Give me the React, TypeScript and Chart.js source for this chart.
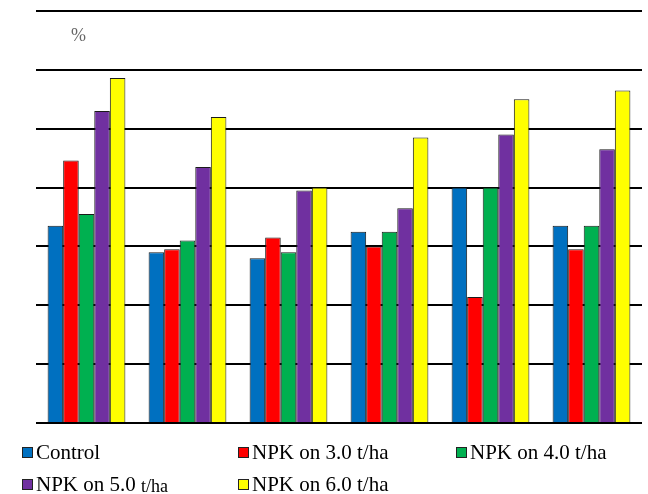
import React, { useEffect, useRef } from "react";
import { Chart, registerables } from "chart.js";

Chart.register(...registerables);

const categories = ["1", "2", "3", "4", "5", "6"];
const seriesNames = ["Control", "NPK on 3.0 t/ha", "NPK on 4.0 t/ha", "NPK on 5.0 t/ha", "NPK on 6.0 t/ha"];
const control = [3.35, 2.9, 2.8, 3.25, 4.0, 3.35];
const npk3 = [4.46, 2.95, 3.15, 3.0, 2.14, 2.95];
const npk4 = [3.55, 3.1, 2.9, 3.25, 4.0, 3.35];
const npk5 = [5.3, 4.35, 3.95, 3.65, 4.9, 4.65];
const npk6 = [5.86, 5.2, 4.0, 4.85, 5.5, 5.65];
const colors = ["#0070C0", "#FF0000", "#00B050", "#7030A0", "#FFFF00"];
const unitLabel = "%";
const yMax = 7;

const serif = "'Liberation Serif', 'Times New Roman', serif";

const legendPos = [
  { x: 22, y: 453 },
  { x: 238, y: 453 },
  { x: 456, y: 453 },
  { x: 22, y: 485 },
  { x: 238, y: 485 },
];

const textPlugin = {
  id: "textPlugin",
  afterDraw(chart: any) {
    const ctx = chart.ctx;
    ctx.save();
    ctx.textBaseline = "middle";
    ctx.textAlign = "left";
    // unit label
    ctx.fillStyle = "#666";
    ctx.font = `18px ${serif}`;
    ctx.fillText(unitLabel, 71, 36);
    // legend
    chart.data.datasets.forEach((ds: any, i: number) => {
      const p = legendPos[i];
      ctx.fillStyle = ds.backgroundColor;
      ctx.fillRect(p.x, p.y - 6, 11, 11);
      ctx.strokeStyle = "#222";
      ctx.lineWidth = 1;
      ctx.strokeRect(p.x + 0.5, p.y - 5.5, 10, 10);
      ctx.fillStyle = "#000";
      const label: string = ds.label;
      const tx = p.x + 14;
      if (i === 3) {
        const head = "NPK on 5.0 ";
        ctx.font = `21px ${serif}`;
        ctx.fillText(head, tx, p.y);
        const w = ctx.measureText(head).width;
        ctx.font = `18px ${serif}`;
        ctx.fillText(label.slice(head.length), tx + w, p.y + 2);
      } else {
        ctx.font = `21px ${serif}`;
        ctx.fillText(label, tx, p.y);
      }
    });
    ctx.restore();
  },
};

export default function App() {
  const ref = useRef<HTMLCanvasElement | null>(null);

  useEffect(() => {
    if (!ref.current) return;
    const values = [control, npk3, npk4, npk5, npk6];
    const chart = new Chart(ref.current, {
      type: "bar",
      data: {
        labels: categories,
        datasets: values.map((v, i) => ({
          label: seriesNames[i],
          data: v,
          backgroundColor: colors[i],
          borderColor: "#1a1a1a",
          borderWidth: 1,
          categoryPercentage: 0.77,
          barPercentage: 1,
        })),
      },
      options: {
        animation: false,
        responsive: true,
        maintainAspectRatio: false,
        layout: { padding: { left: 36, right: 6, top: 11, bottom: 71 } },
        plugins: { legend: { display: false }, tooltip: { enabled: false } },
        scales: {
          x: { display: false },
          y: {
            min: 0,
            max: yMax,
            ticks: { display: false, stepSize: 1 },
            border: { display: false },
            grid: { color: "#000", lineWidth: 2, drawTicks: false },
          },
        },
      },
      plugins: [textPlugin],
    });
    return () => chart.destroy();
  }, []);

  return (
    <div style={{ position: "absolute", left: 0, top: 0, width: 648, height: 494, background: "#fff" }}>
      <canvas ref={ref} />
    </div>
  );
}
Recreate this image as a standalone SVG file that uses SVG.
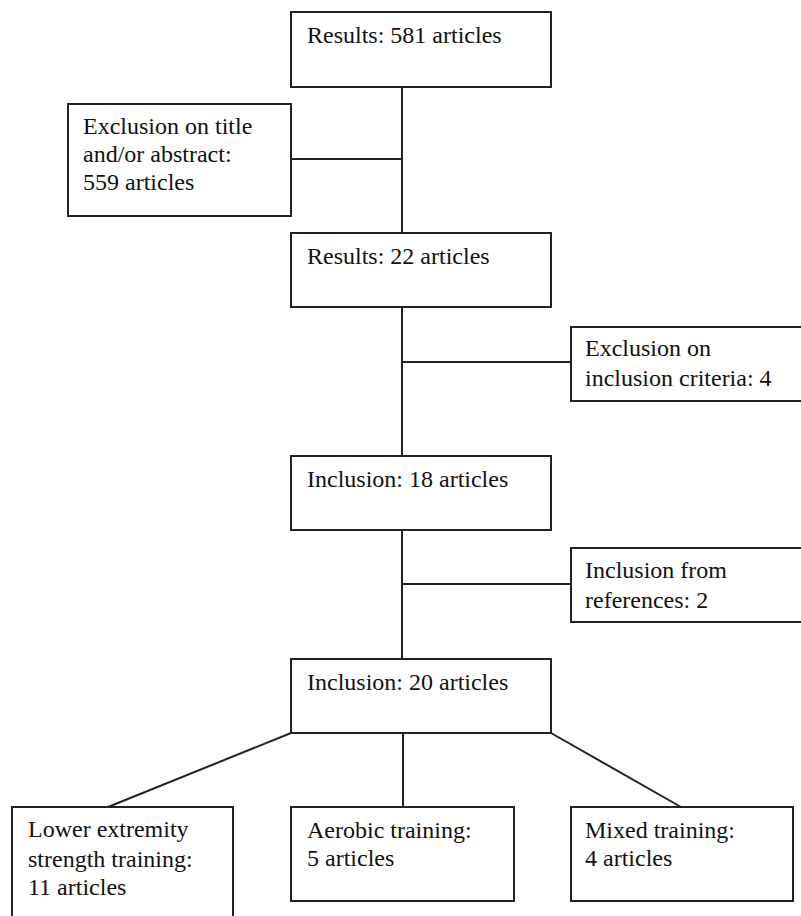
<svg xmlns="http://www.w3.org/2000/svg" width="801" height="916" viewBox="0 0 801 916">
<style>
.box{fill:#fff;stroke:#222;stroke-width:2}
.ln{stroke:#222;stroke-width:2;fill:none}
text{font-family:"Liberation Serif","Times New Roman",serif;font-size:24px;fill:#111}
</style>
<rect width="801" height="916" fill="#fff"/>
<g id="connectors">
<line class="ln" x1="402" y1="87" x2="402" y2="233"/>
<line class="ln" x1="291" y1="159" x2="402" y2="159"/>
<line class="ln" x1="402" y1="307" x2="402" y2="456"/>
<line class="ln" x1="402" y1="362" x2="571" y2="362"/>
<line class="ln" x1="402" y1="530" x2="402" y2="659"/>
<line class="ln" x1="402" y1="584" x2="571" y2="584"/>
<line class="ln" x1="403" y1="733" x2="403" y2="807"/>
<line class="ln" x1="291" y1="733" x2="108" y2="807"/>
<line class="ln" x1="551" y1="733" x2="681" y2="807"/>
</g>
<g id="n1"><rect class="box" x="291" y="12" width="260" height="75"/><text x="307" y="43">Results: 581 articles</text></g>
<g id="n2"><rect class="box" x="68" y="104" width="223" height="112"/><text x="83" y="134">Exclusion on title</text><text x="83" y="162">and/or abstract:</text><text x="83" y="190">559 articles</text></g>
<g id="n3"><rect class="box" x="291" y="233" width="260" height="74"/><text x="307" y="264">Results: 22 articles</text></g>
<g id="n4"><rect class="box" x="571" y="327" width="240" height="74"/><text x="585" y="356">Exclusion on</text><text x="585" y="386">inclusion criteria: 4</text></g>
<g id="n5"><rect class="box" x="291" y="456" width="260" height="74"/><text x="307" y="487">Inclusion: 18 articles</text></g>
<g id="n6"><rect class="box" x="571" y="548" width="240" height="74"/><text x="585" y="578">Inclusion from</text><text x="585" y="608">references: 2</text></g>
<g id="n7"><rect class="box" x="291" y="659" width="260" height="74"/><text x="307" y="690">Inclusion: 20 articles</text></g>
<g id="n8"><rect class="box" x="12" y="807" width="221" height="120"/><text x="28" y="837">Lower extremity</text><text x="28" y="867">strength training:</text><text x="28" y="895">11 articles</text></g>
<g id="n9"><rect class="box" x="291" y="807" width="223" height="94"/><text x="307" y="838">Aerobic training:</text><text x="307" y="866">5 articles</text></g>
<g id="n10"><rect class="box" x="571" y="807" width="222" height="94"/><text x="585" y="838">Mixed training:</text><text x="585" y="866">4 articles</text></g>
</svg>
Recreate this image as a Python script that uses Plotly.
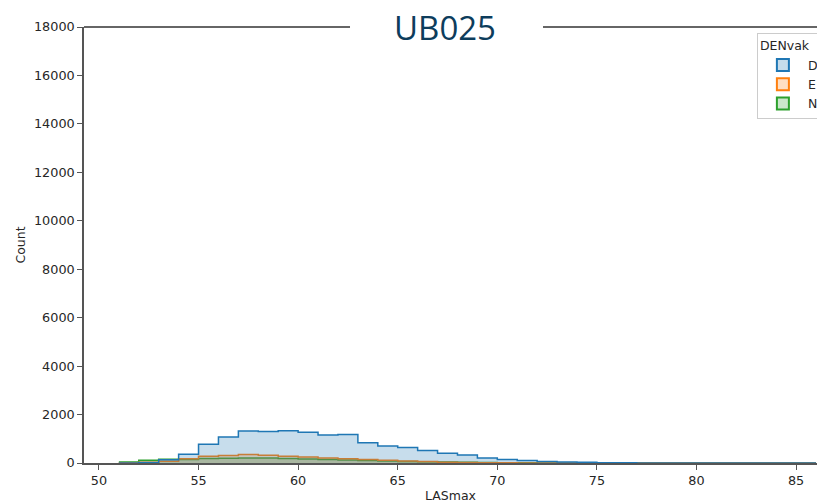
import plotly.graph_objects as go

bin_edges = list(range(51, 87))  # 51..86
counts_D = [5, 20, 130, 360, 770, 1070, 1320, 1300, 1330, 1270, 1155, 1180, 840, 700, 635, 520,
            400, 330, 210, 140, 100, 60, 40, 30, 15, 10, 5, 3, 2, 2, 1, 1, 1, 1, 1]
counts_E = [10, 30, 70, 180, 280, 310, 350, 320, 280, 250, 210, 180, 140, 110, 80, 60,
            30, 20, 12, 8, 5, 3, 2, 1, 1, 0, 0, 0, 0, 0, 0, 0, 0, 0, 0]
counts_N = [40, 110, 150, 140, 190, 200, 210, 210, 190, 160, 140, 120, 100, 80, 60, 50,
            40, 30, 20, 10, 6, 4, 2, 1, 1, 0, 0, 0, 0, 0, 0, 0, 0, 0, 0]
series = [("D", counts_D, "#1f77b4", "rgba(31,119,180,0.25)"),
          ("E", counts_E, "#ff7f0e", "rgba(255,127,14,0.25)"),
          ("N", counts_N, "#2ca02c", "rgba(44,160,44,0.25)")]
y_ticks = list(range(0, 18001, 2000))
x_ticks = list(range(50, 86, 5))

fig = go.Figure()
# draw in reverse so the first hue level sits on top
for name, cnt, col, fillcol in reversed(series):
    fig.add_trace(go.Scatter(
        x=bin_edges, y=cnt + [cnt[-1]], mode="lines", line_shape="hv",
        line=dict(color=col, width=1.5), fill="tozeroy", fillcolor=fillcol,
        name=name, showlegend=False, hoverinfo="skip"))
for name, cnt, col, fillcol in series:
    fig.add_trace(go.Bar(x=[None], y=[None], name=name,
                         marker=dict(color=fillcol, line=dict(color=col, width=1.5))))

axis_col = "#555555"
fig.update_layout(
    width=817, height=504,
    margin=dict(l=84, r=0, t=27, b=41, autoexpand=False),
    paper_bgcolor="white", plot_bgcolor="white",
    font=dict(family="DejaVu Sans", size=12.8, color="#262626"),
    showlegend=True,
    legend=dict(x=0.918, y=0.986, xanchor="left", yanchor="top",
                bgcolor="white", bordercolor="#cccccc", borderwidth=1,
                title=dict(text="DENvak", font=dict(size=12.5)),
                font=dict(size=12.5), itemsizing="constant", itemwidth=40,
                tracegroupgap=2, traceorder="normal"),
    xaxis=dict(range=[49.25, 86.05], tickvals=x_ticks, showgrid=False, zeroline=False,
               showline=True, linecolor=axis_col, linewidth=1.5, ticks="outside",
               ticklen=5, tickcolor=axis_col, tickwidth=1.2, layer="above traces",
               title=dict(text="LASmax", standoff=4, font=dict(size=12.5))),
    yaxis=dict(range=[0, 18000], tickvals=y_ticks, ticktext=[str(v) for v in y_ticks],
               showgrid=False, zeroline=False,
               showline=True, linecolor=axis_col, linewidth=1.5, ticks="outside",
               ticklen=5, tickcolor=axis_col, tickwidth=1.2, layer="above traces",
               title=dict(text="Count", standoff=6, font=dict(size=12.5))),
    shapes=[
        dict(type="line", xref="paper", yref="paper", x0=0, x1=0.3629, y0=1, y1=1,
             line=dict(color="#666666", width=1.8)),
        dict(type="line", xref="paper", yref="paper", x0=0.6262, x1=1.0, y0=1, y1=1,
             line=dict(color="#666666", width=1.8)),
    ],
    annotations=[dict(text="UB025", xref="paper", yref="paper", x=0.493, y=1.0,
                      xanchor="center", yanchor="middle", showarrow=False,
                      font=dict(family="Open Sans", size=33, color="#0d3d5c"))],
)

fig.write_html("out.html")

# Brief:
Beginning with the line above that contains "Recreate this image as a Python" and ending with the line that contains "marker=dict(color=fillcol, line=dict(color=col, width=1.5))))", quote each line exactly, keeping out the pictures.

# Response for this exercise:
Recreate this image as a Python script that uses Plotly.
import plotly.graph_objects as go

bin_edges = list(range(51, 87))  # 51..86
counts_D = [5, 20, 130, 360, 770, 1070, 1320, 1300, 1330, 1270, 1155, 1180, 840, 700, 635, 520,
            400, 330, 210, 140, 100, 60, 40, 30, 15, 10, 5, 3, 2, 2, 1, 1, 1, 1, 1]
counts_E = [10, 30, 70, 180, 280, 310, 350, 320, 280, 250, 210, 180, 140, 110, 80, 60,
            30, 20, 12, 8, 5, 3, 2, 1, 1, 0, 0, 0, 0, 0, 0, 0, 0, 0, 0]
counts_N = [40, 110, 150, 140, 190, 200, 210, 210, 190, 160, 140, 120, 100, 80, 60, 50,
            40, 30, 20, 10, 6, 4, 2, 1, 1, 0, 0, 0, 0, 0, 0, 0, 0, 0, 0]
series = [("D", counts_D, "#1f77b4", "rgba(31,119,180,0.25)"),
          ("E", counts_E, "#ff7f0e", "rgba(255,127,14,0.25)"),
          ("N", counts_N, "#2ca02c", "rgba(44,160,44,0.25)")]
y_ticks = list(range(0, 18001, 2000))
x_ticks = list(range(50, 86, 5))

fig = go.Figure()
# draw in reverse so the first hue level sits on top
for name, cnt, col, fillcol in reversed(series):
    fig.add_trace(go.Scatter(
        x=bin_edges, y=cnt + [cnt[-1]], mode="lines", line_shape="hv",
        line=dict(color=col, width=1.5), fill="tozeroy", fillcolor=fillcol,
        name=name, showlegend=False, hoverinfo="skip"))
for name, cnt, col, fillcol in series:
    fig.add_trace(go.Bar(x=[None], y=[None], name=name,
                         marker=dict(color=fillcol, line=dict(color=col, width=1.5))))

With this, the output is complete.